• Task statement: Give the listing again character for character, but drop the images.

• Available data:
####################

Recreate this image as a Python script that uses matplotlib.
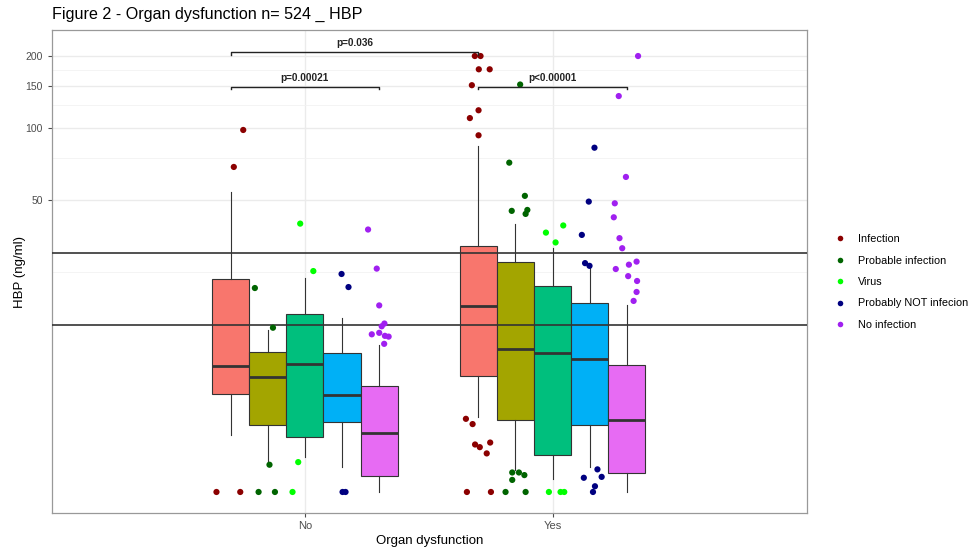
import matplotlib
matplotlib.use("Agg")
import matplotlib.pyplot as plt
from matplotlib.lines import Line2D
from matplotlib.ticker import FixedLocator, NullFormatter

plt.rcParams['font.family'] = ['Liberation Sans', 'DejaVu Sans']

# ---------------- data ----------------
categories = ["No", "Yes"]
groups = ["Infection", "Probable infection", "Virus", "Probably NOT infecion", "No infection"]

# box statistics (whisker low, q1, median, q3, whisker high) per group
whislo_no = [5.2, 3.9, 4.2, 3.8, 3.0]
q1_no = [7.7, 5.7, 5.1, 5.9, 3.5]
med_no = [10.1, 9.1, 10.3, 7.6, 5.3]
q3_no = [23.4, 11.6, 16.6, 11.4, 8.3]
whishi_no = [53.8, 14.3, 23.5, 16.0, 12.4]

whislo_yes = [6.2, 3.7, 3.4, 3.8, 3.0]
q1_yes = [9.2, 6.0, 4.3, 5.7, 3.6]
med_yes = [18.0, 11.9, 11.4, 10.8, 6.0]
q3_yes = [32.1, 27.5, 21.8, 18.5, 10.2]
whishi_yes = [84.1, 39.8, 31.4, 27.0, 18.1]

# outlying points (values) and their horizontal jitter
pts_no = [
    [98.1, 68.7, 3, 3],
    [21.4, 14.6, 3.9, 3, 3],
    [39.8, 25.2, 4.0, 3],
    [24.5, 21.6, 3, 3],
    [37.6, 25.8, 18.1, 14.8, 15.2, 13.7, 13.9, 13.5, 13.4, 12.5],
]
jit_no = [
    [0.051, 0.013, -0.057, 0.039],
    [-0.052, 0.021, 0.007, -0.037, 0.029],
    [-0.019, 0.034, -0.027, -0.050],
    [-0.002, 0.026, 0.002, 0.014],
    [-0.045, -0.010, 0.0, 0.010, 0.021, -0.030, 0.0, 0.023, 0.038, 0.020],
]
pts_yes = [
    [200, 200, 176, 176, 151, 118.6, 110, 93.2, 6.07, 5.77, 4.74, 4.62, 4.83, 4.35, 3, 3],
    [152, 71.6, 52, 45, 45.4, 43.7, 3.62, 3.62, 3.53, 3.37, 3, 3],
    [36.5, 39.1, 33.2, 3, 3, 3],
    [82.7, 49.2, 35.7, 27.2, 26.5, 3.73, 3.44, 3.47, 3.17, 3],
    [200, 136, 62.4, 48.4, 42.3, 34.6, 31.4, 25.7, 26.8, 27.6, 24.0, 22.9, 20.6, 18.9],
]
jit_yes = [
    [-0.014, 0.009, 0.002, 0.046, -0.026, 0.001, -0.034, 0.001, -0.050, -0.023, -0.013, 0.006, 0.048, 0.034, -0.046, 0.051],
    [0.019, -0.025, 0.038, -0.015, 0.048, 0.041, -0.013, 0.014, 0.036, -0.013, -0.040, 0.041],
    [-0.027, 0.043, 0.012, -0.015, 0.032, 0.047],
    [0.019, -0.004, -0.032, -0.019, -0.001, 0.031, -0.024, 0.048, 0.021, 0.013],
    [0.045, -0.033, -0.004, -0.049, -0.053, -0.030, -0.019, -0.045, 0.008, 0.039, 0.005, 0.041, 0.039, 0.027],
]

thresholds = [15, 30]
ytick_vals = [50, 100, 150, 200]
yminor_vals = [25, 75, 125, 175]

# significance brackets: (group index a, cat a, group index b, cat b, level, label)
brackets = [
    (0, 0, 0, 1, 208, "p=0.036"),
    (0, 0, 4, 0, 149, "p=0.00021"),
    (0, 1, 4, 1, 149, "p<0.00001"),
]

# ---------------- style ----------------
fill_colors = ["#F8766D", "#A3A500", "#00BF7D", "#00B0F6", "#E76BF3"]
point_colors = ["#8B0000", "#006400", "#00FF00", "#000080", "#A020F0"]
box_w = 0.15
offsets = [-0.3, -0.15, 0.0, 0.15, 0.3]

fig = plt.figure(figsize=(9.73, 5.51), dpi=100)
ax = fig.add_axes([52 / 973, 1 - 513 / 551, (807 - 52) / 973, (513 - 30) / 551])

ax.set_yscale('log')
ax.set_ylim(2.45, 257)
ax.set_xlim(-0.021, 3.027)

# grid
ax.yaxis.set_major_locator(FixedLocator(ytick_vals))
ax.yaxis.set_minor_locator(FixedLocator(yminor_vals))
ax.yaxis.set_minor_formatter(NullFormatter())
ax.set_yticklabels([str(v) for v in ytick_vals])
ax.set_xticks([1, 2])
ax.set_xticklabels(categories)
ax.grid(True, which='major', color='#EBEBEB', linewidth=1.0)
ax.grid(True, which='minor', axis='y', color='#F2F2F2', linewidth=0.6)
ax.set_axisbelow(True)

all_stats = [
    (whislo_no, q1_no, med_no, q3_no, whishi_no),
    (whislo_yes, q1_yes, med_yes, q3_yes, whishi_yes),
]
for ci, (lo, q1, md, q3, hi) in enumerate(all_stats):
    for gi in range(5):
        st = [dict(whislo=lo[gi], q1=q1[gi], med=md[gi], q3=q3[gi], whishi=hi[gi], fliers=[])]
        bp = ax.bxp(st, positions=[ci + 1 + offsets[gi]], widths=box_w, patch_artist=True,
                    showcaps=False, showfliers=False, manage_ticks=False,
                    boxprops=dict(facecolor=fill_colors[gi], edgecolor='#333333', linewidth=0.8),
                    medianprops=dict(color='#333333', linewidth=2.0),
                    whiskerprops=dict(color='#333333', linewidth=0.8))
        for b in bp['boxes']:
            b.set_zorder(2)

for t in thresholds:
    ax.axhline(t, color='#333333', linewidth=1.2, zorder=3)

for ci, (pts, jit) in enumerate([(pts_no, jit_no), (pts_yes, jit_yes)]):
    for gi in range(5):
        xs = [ci + 1 + offsets[gi] + j for j in jit[gi]]
        ax.scatter(xs, pts[gi], s=20, color=point_colors[gi], edgecolors='none', zorder=4)

# brackets
for ga, ca, gb, cb, lvl, lab in brackets:
    xa = ca + 1 + offsets[ga]
    xb = cb + 1 + offsets[gb]
    tip = lvl / 1.025
    ax.plot([xa, xa, xb, xb], [tip, lvl, lvl, tip], color='#222222', linewidth=1.0, zorder=5)
    ax.text((xa + xb) / 2, lvl * 1.04, lab, ha='center', va='bottom', fontsize=7.2,
            fontweight='bold', color='#222222')

for sp in ax.spines.values():
    sp.set_color('#999999')
    sp.set_linewidth(0.9)

ax.tick_params(axis='both', which='major', colors='#4D4D4D', labelsize=7.5, length=3, width=0.8)
ax.tick_params(axis='y', which='minor', length=0)
ax.tick_params(axis='x', labelsize=8, pad=2.5)

ax.set_xlabel("Organ dysfunction", fontsize=9.5, color='black', labelpad=3)
ax.set_ylabel("HBP (ng/ml)", fontsize=9.5, color='black', labelpad=0)

fig.text(52 / 973, 1 - 14 / 551, "Figure 2 - Organ dysfunction n= 524 _ HBP", fontsize=11.6,
         ha='left', va='center', color='black')

handles = [Line2D([0], [0], marker='o', linestyle='none', markersize=4,
                  markerfacecolor=c, markeredgecolor='none') for c in point_colors]
fig.legend(handles, groups, loc='center left', bbox_to_anchor=(822 / 973, 1 - 282 / 551),
           frameon=False, fontsize=7.8, handletextpad=0.9, labelspacing=1.05, handlelength=1.5)

fig.savefig("out.png", dpi=100)
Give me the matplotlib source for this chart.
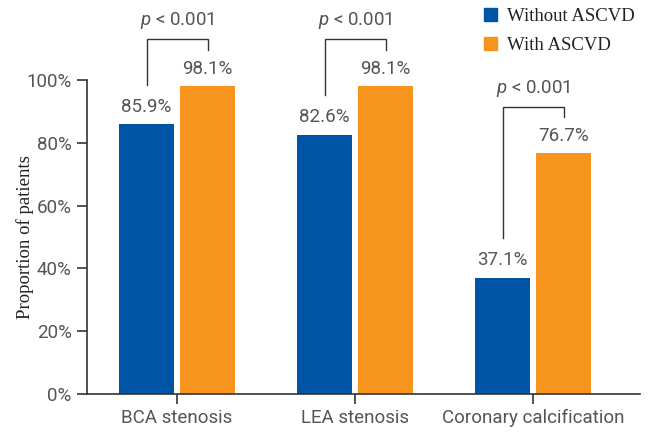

####################

• Answer for the task:
Recreate this image as a Python script that uses matplotlib.
import matplotlib
matplotlib.use("Agg")
import matplotlib.pyplot as plt
from matplotlib.lines import Line2D
from matplotlib.ticker import FixedLocator, NullFormatter

plt.rcParams['font.family'] = ['Liberation Sans', 'DejaVu Sans']

# ---------------- data ----------------
categories = ["No", "Yes"]
groups = ["Infection", "Probable infection", "Virus", "Probably NOT infecion", "No infection"]

# box statistics (whisker low, q1, median, q3, whisker high) per group
whislo_no = [5.2, 3.9, 4.2, 3.8, 3.0]
q1_no = [7.7, 5.7, 5.1, 5.9, 3.5]
med_no = [10.1, 9.1, 10.3, 7.6, 5.3]
q3_no = [23.4, 11.6, 16.6, 11.4, 8.3]
whishi_no = [53.8, 14.3, 23.5, 16.0, 12.4]

whislo_yes = [6.2, 3.7, 3.4, 3.8, 3.0]
q1_yes = [9.2, 6.0, 4.3, 5.7, 3.6]
med_yes = [18.0, 11.9, 11.4, 10.8, 6.0]
q3_yes = [32.1, 27.5, 21.8, 18.5, 10.2]
whishi_yes = [84.1, 39.8, 31.4, 27.0, 18.1]

# outlying points (values) and their horizontal jitter
pts_no = [
    [98.1, 68.7, 3, 3],
    [21.4, 14.6, 3.9, 3, 3],
    [39.8, 25.2, 4.0, 3],
    [24.5, 21.6, 3, 3],
    [37.6, 25.8, 18.1, 14.8, 15.2, 13.7, 13.9, 13.5, 13.4, 12.5],
]
jit_no = [
    [0.051, 0.013, -0.057, 0.039],
    [-0.052, 0.021, 0.007, -0.037, 0.029],
    [-0.019, 0.034, -0.027, -0.050],
    [-0.002, 0.026, 0.002, 0.014],
    [-0.045, -0.010, 0.0, 0.010, 0.021, -0.030, 0.0, 0.023, 0.038, 0.020],
]
pts_yes = [
    [200, 200, 176, 176, 151, 118.6, 110, 93.2, 6.07, 5.77, 4.74, 4.62, 4.83, 4.35, 3, 3],
    [152, 71.6, 52, 45, 45.4, 43.7, 3.62, 3.62, 3.53, 3.37, 3, 3],
    [36.5, 39.1, 33.2, 3, 3, 3],
    [82.7, 49.2, 35.7, 27.2, 26.5, 3.73, 3.44, 3.47, 3.17, 3],
    [200, 136, 62.4, 48.4, 42.3, 34.6, 31.4, 25.7, 26.8, 27.6, 24.0, 22.9, 20.6, 18.9],
]
jit_yes = [
    [-0.014, 0.009, 0.002, 0.046, -0.026, 0.001, -0.034, 0.001, -0.050, -0.023, -0.013, 0.006, 0.048, 0.034, -0.046, 0.051],
    [0.019, -0.025, 0.038, -0.015, 0.048, 0.041, -0.013, 0.014, 0.036, -0.013, -0.040, 0.041],
    [-0.027, 0.043, 0.012, -0.015, 0.032, 0.047],
    [0.019, -0.004, -0.032, -0.019, -0.001, 0.031, -0.024, 0.048, 0.021, 0.013],
    [0.045, -0.033, -0.004, -0.049, -0.053, -0.030, -0.019, -0.045, 0.008, 0.039, 0.005, 0.041, 0.039, 0.027],
]

thresholds = [15, 30]
ytick_vals = [50, 100, 150, 200]
yminor_vals = [25, 75, 125, 175]

# significance brackets: (group index a, cat a, group index b, cat b, level, label)
brackets = [
    (0, 0, 0, 1, 208, "p=0.036"),
    (0, 0, 4, 0, 149, "p=0.00021"),
    (0, 1, 4, 1, 149, "p<0.00001"),
]

# ---------------- style ----------------
fill_colors = ["#F8766D", "#A3A500", "#00BF7D", "#00B0F6", "#E76BF3"]
point_colors = ["#8B0000", "#006400", "#00FF00", "#000080", "#A020F0"]
box_w = 0.15
offsets = [-0.3, -0.15, 0.0, 0.15, 0.3]

fig = plt.figure(figsize=(9.73, 5.51), dpi=100)
ax = fig.add_axes([52 / 973, 1 - 513 / 551, (807 - 52) / 973, (513 - 30) / 551])

ax.set_yscale('log')
ax.set_ylim(2.45, 257)
ax.set_xlim(-0.021, 3.027)

# grid
ax.yaxis.set_major_locator(FixedLocator(ytick_vals))
ax.yaxis.set_minor_locator(FixedLocator(yminor_vals))
ax.yaxis.set_minor_formatter(NullFormatter())
ax.set_yticklabels([str(v) for v in ytick_vals])
ax.set_xticks([1, 2])
ax.set_xticklabels(categories)
ax.grid(True, which='major', color='#EBEBEB', linewidth=1.0)
ax.grid(True, which='minor', axis='y', color='#F2F2F2', linewidth=0.6)
ax.set_axisbelow(True)

all_stats = [
    (whislo_no, q1_no, med_no, q3_no, whishi_no),
    (whislo_yes, q1_yes, med_yes, q3_yes, whishi_yes),
]
for ci, (lo, q1, md, q3, hi) in enumerate(all_stats):
    for gi in range(5):
        st = [dict(whislo=lo[gi], q1=q1[gi], med=md[gi], q3=q3[gi], whishi=hi[gi], fliers=[])]
        bp = ax.bxp(st, positions=[ci + 1 + offsets[gi]], widths=box_w, patch_artist=True,
                    showcaps=False, showfliers=False, manage_ticks=False,
                    boxprops=dict(facecolor=fill_colors[gi], edgecolor='#333333', linewidth=0.8),
                    medianprops=dict(color='#333333', linewidth=2.0),
                    whiskerprops=dict(color='#333333', linewidth=0.8))
        for b in bp['boxes']:
            b.set_zorder(2)

for t in thresholds:
    ax.axhline(t, color='#333333', linewidth=1.2, zorder=3)

for ci, (pts, jit) in enumerate([(pts_no, jit_no), (pts_yes, jit_yes)]):
    for gi in range(5):
        xs = [ci + 1 + offsets[gi] + j for j in jit[gi]]
        ax.scatter(xs, pts[gi], s=20, color=point_colors[gi], edgecolors='none', zorder=4)

# brackets
for ga, ca, gb, cb, lvl, lab in brackets:
    xa = ca + 1 + offsets[ga]
    xb = cb + 1 + offsets[gb]
    tip = lvl / 1.025
    ax.plot([xa, xa, xb, xb], [tip, lvl, lvl, tip], color='#222222', linewidth=1.0, zorder=5)
    ax.text((xa + xb) / 2, lvl * 1.04, lab, ha='center', va='bottom', fontsize=7.2,
            fontweight='bold', color='#222222')

for sp in ax.spines.values():
    sp.set_color('#999999')
    sp.set_linewidth(0.9)

ax.tick_params(axis='both', which='major', colors='#4D4D4D', labelsize=7.5, length=3, width=0.8)
ax.tick_params(axis='y', which='minor', length=0)
ax.tick_params(axis='x', labelsize=8, pad=2.5)

ax.set_xlabel("Organ dysfunction", fontsize=9.5, color='black', labelpad=3)
ax.set_ylabel("HBP (ng/ml)", fontsize=9.5, color='black', labelpad=0)

fig.text(52 / 973, 1 - 14 / 551, "Figure 2 - Organ dysfunction n= 524 _ HBP", fontsize=11.6,
         ha='left', va='center', color='black')

handles = [Line2D([0], [0], marker='o', linestyle='none', markersize=4,
                  markerfacecolor=c, markeredgecolor='none') for c in point_colors]
fig.legend(handles, groups, loc='center left', bbox_to_anchor=(822 / 973, 1 - 282 / 551),
           frameon=False, fontsize=7.8, handletextpad=0.9, labelspacing=1.05, handlelength=1.5)

fig.savefig("out.png", dpi=100)
Give me the matplotlib source for this chart.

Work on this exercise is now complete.